Pick out the lines below that contain the string "picture" and copy them all.

Data supplied =
####
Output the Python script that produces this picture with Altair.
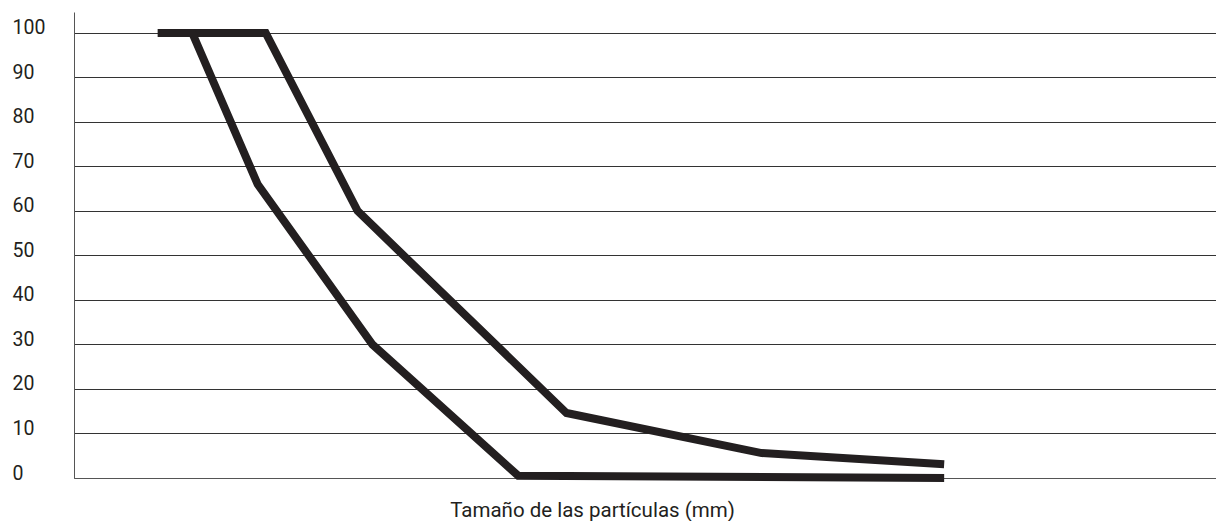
####
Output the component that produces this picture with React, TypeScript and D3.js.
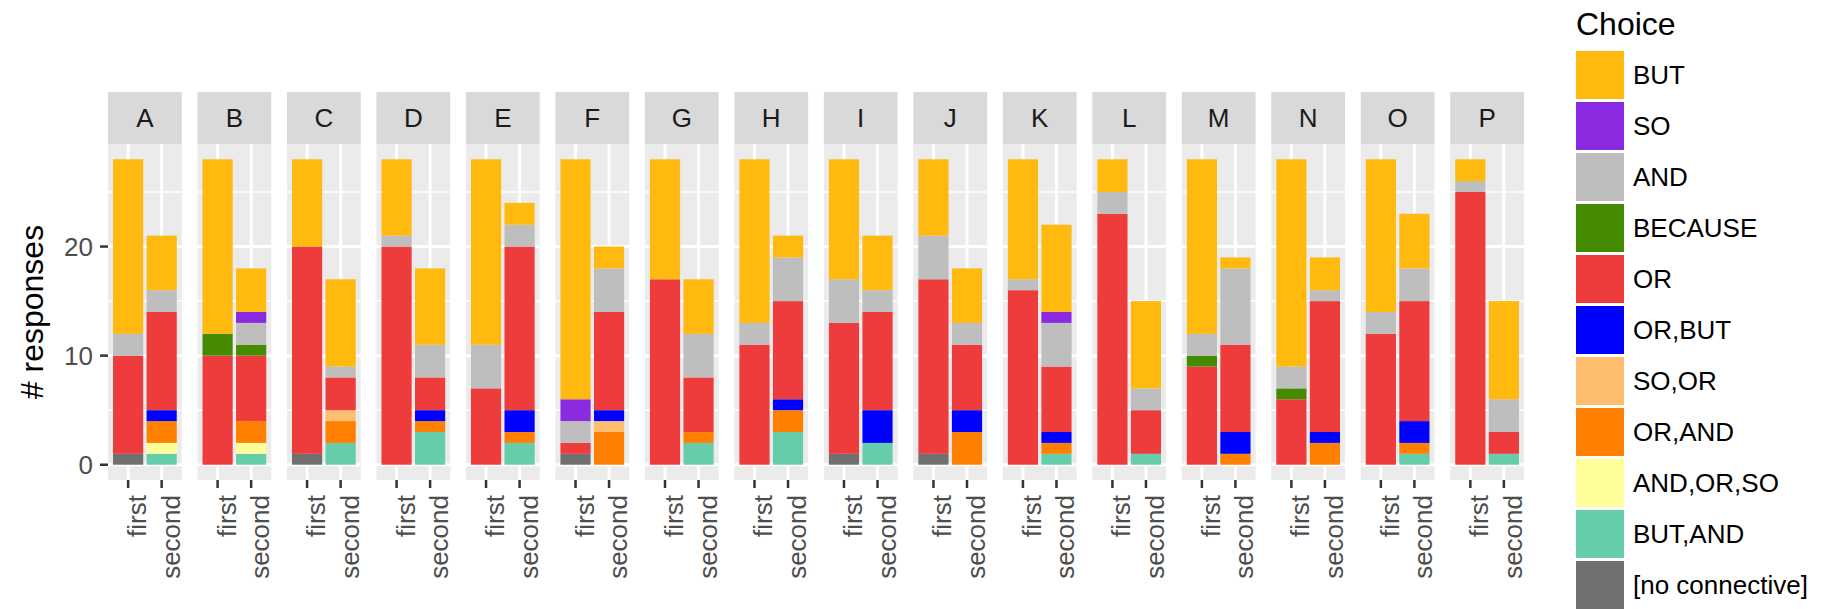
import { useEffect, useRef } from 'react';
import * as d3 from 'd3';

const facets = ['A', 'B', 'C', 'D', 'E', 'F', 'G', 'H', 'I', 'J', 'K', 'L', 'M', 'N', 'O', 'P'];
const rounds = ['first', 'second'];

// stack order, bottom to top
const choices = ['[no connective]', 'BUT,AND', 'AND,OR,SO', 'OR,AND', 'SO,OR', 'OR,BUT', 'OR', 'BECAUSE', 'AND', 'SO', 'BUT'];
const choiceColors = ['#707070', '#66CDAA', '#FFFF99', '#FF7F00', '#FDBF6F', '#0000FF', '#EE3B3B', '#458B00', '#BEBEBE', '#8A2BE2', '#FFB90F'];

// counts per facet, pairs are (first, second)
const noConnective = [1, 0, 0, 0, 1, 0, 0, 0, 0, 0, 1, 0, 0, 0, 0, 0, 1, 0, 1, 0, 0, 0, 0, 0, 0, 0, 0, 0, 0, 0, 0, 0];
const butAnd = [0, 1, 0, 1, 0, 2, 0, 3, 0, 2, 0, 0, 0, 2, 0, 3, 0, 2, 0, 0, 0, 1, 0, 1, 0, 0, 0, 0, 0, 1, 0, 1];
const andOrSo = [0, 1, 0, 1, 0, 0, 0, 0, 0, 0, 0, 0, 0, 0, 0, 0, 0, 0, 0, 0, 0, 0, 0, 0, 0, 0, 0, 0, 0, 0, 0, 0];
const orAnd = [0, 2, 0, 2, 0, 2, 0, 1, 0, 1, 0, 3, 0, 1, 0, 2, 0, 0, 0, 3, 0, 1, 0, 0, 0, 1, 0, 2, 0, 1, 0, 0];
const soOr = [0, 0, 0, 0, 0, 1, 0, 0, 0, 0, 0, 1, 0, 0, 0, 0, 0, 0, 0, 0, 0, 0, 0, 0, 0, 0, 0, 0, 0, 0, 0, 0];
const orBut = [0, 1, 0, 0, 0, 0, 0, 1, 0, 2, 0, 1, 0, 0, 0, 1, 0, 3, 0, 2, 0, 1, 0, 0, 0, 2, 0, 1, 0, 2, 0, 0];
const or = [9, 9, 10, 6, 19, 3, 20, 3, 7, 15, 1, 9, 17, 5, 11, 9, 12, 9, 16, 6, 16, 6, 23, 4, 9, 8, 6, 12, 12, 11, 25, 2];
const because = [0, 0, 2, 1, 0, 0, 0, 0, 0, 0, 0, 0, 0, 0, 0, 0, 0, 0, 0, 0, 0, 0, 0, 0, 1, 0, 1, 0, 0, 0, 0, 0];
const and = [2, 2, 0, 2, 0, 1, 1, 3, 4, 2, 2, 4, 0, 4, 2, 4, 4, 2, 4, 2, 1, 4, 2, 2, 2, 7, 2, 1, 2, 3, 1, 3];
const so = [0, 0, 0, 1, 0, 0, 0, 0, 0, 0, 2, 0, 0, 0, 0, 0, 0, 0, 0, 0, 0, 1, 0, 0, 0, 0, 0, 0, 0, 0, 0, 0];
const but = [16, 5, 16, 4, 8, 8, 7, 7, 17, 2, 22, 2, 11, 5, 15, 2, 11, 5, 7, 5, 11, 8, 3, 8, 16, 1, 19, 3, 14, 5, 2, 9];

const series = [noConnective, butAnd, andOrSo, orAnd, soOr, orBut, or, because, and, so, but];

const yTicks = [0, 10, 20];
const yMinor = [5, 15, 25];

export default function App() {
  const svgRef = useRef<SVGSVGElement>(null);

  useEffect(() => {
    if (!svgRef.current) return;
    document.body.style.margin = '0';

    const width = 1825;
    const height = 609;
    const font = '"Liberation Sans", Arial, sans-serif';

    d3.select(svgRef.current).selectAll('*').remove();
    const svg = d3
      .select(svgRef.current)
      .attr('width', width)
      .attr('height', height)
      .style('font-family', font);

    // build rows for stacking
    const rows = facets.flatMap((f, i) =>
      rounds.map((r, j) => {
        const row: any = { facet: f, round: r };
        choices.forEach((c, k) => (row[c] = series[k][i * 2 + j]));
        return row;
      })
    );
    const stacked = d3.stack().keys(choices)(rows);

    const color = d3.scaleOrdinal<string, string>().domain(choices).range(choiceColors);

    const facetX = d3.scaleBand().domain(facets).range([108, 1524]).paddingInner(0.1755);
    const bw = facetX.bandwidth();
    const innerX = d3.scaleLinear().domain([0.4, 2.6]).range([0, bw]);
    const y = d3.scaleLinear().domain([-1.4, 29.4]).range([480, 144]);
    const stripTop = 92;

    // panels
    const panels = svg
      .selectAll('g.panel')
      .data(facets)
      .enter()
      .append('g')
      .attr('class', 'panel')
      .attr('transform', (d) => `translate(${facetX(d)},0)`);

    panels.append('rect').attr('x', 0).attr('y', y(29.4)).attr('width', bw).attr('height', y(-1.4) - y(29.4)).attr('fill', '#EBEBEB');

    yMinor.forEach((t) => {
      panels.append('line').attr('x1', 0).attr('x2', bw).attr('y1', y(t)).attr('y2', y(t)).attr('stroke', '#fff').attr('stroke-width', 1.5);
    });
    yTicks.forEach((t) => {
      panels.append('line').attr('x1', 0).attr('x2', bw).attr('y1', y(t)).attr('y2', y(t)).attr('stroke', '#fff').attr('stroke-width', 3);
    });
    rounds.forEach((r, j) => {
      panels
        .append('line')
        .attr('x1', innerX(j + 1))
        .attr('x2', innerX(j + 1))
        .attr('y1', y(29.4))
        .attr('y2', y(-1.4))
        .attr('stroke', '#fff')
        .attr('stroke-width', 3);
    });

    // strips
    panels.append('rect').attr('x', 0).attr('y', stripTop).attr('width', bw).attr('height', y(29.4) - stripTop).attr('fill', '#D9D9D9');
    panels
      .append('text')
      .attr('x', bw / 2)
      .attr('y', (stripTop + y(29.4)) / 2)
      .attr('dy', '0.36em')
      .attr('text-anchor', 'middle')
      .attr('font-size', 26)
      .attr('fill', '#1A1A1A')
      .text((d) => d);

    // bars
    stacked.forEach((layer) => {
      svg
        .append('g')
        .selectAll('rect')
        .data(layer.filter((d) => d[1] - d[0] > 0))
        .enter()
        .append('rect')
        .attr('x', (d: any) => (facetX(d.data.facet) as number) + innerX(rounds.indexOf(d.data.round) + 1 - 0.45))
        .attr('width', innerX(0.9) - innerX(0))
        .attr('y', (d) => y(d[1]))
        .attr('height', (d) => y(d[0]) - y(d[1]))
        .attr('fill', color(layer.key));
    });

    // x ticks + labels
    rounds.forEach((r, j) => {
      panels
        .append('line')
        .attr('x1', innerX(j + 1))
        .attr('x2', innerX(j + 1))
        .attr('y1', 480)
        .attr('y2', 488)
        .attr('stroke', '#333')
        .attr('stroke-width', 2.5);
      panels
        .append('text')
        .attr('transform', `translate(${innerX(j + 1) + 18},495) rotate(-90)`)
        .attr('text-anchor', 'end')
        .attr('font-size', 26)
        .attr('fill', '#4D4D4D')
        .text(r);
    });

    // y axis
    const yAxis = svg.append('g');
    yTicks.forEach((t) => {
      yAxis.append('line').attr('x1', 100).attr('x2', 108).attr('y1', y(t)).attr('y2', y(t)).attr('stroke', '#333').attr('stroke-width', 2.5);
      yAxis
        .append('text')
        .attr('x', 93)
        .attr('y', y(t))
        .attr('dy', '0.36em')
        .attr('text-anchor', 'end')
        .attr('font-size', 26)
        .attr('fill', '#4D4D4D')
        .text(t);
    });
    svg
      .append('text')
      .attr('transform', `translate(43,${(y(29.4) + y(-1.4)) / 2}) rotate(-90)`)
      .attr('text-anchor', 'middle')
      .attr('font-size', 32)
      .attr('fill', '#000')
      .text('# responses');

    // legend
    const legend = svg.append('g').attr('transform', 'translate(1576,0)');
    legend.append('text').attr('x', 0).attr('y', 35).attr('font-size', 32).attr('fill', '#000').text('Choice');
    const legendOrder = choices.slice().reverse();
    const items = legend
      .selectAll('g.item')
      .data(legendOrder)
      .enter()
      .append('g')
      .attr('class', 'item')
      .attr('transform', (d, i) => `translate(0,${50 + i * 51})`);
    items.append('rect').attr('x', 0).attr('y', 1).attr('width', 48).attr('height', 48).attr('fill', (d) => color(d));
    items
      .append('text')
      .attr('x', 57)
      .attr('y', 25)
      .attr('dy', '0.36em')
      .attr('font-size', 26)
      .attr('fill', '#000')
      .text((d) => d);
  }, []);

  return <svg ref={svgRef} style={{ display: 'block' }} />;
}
####
Task output =
Output the Python script that produces this picture with Altair.
Output the component that produces this picture with React, TypeScript and D3.js.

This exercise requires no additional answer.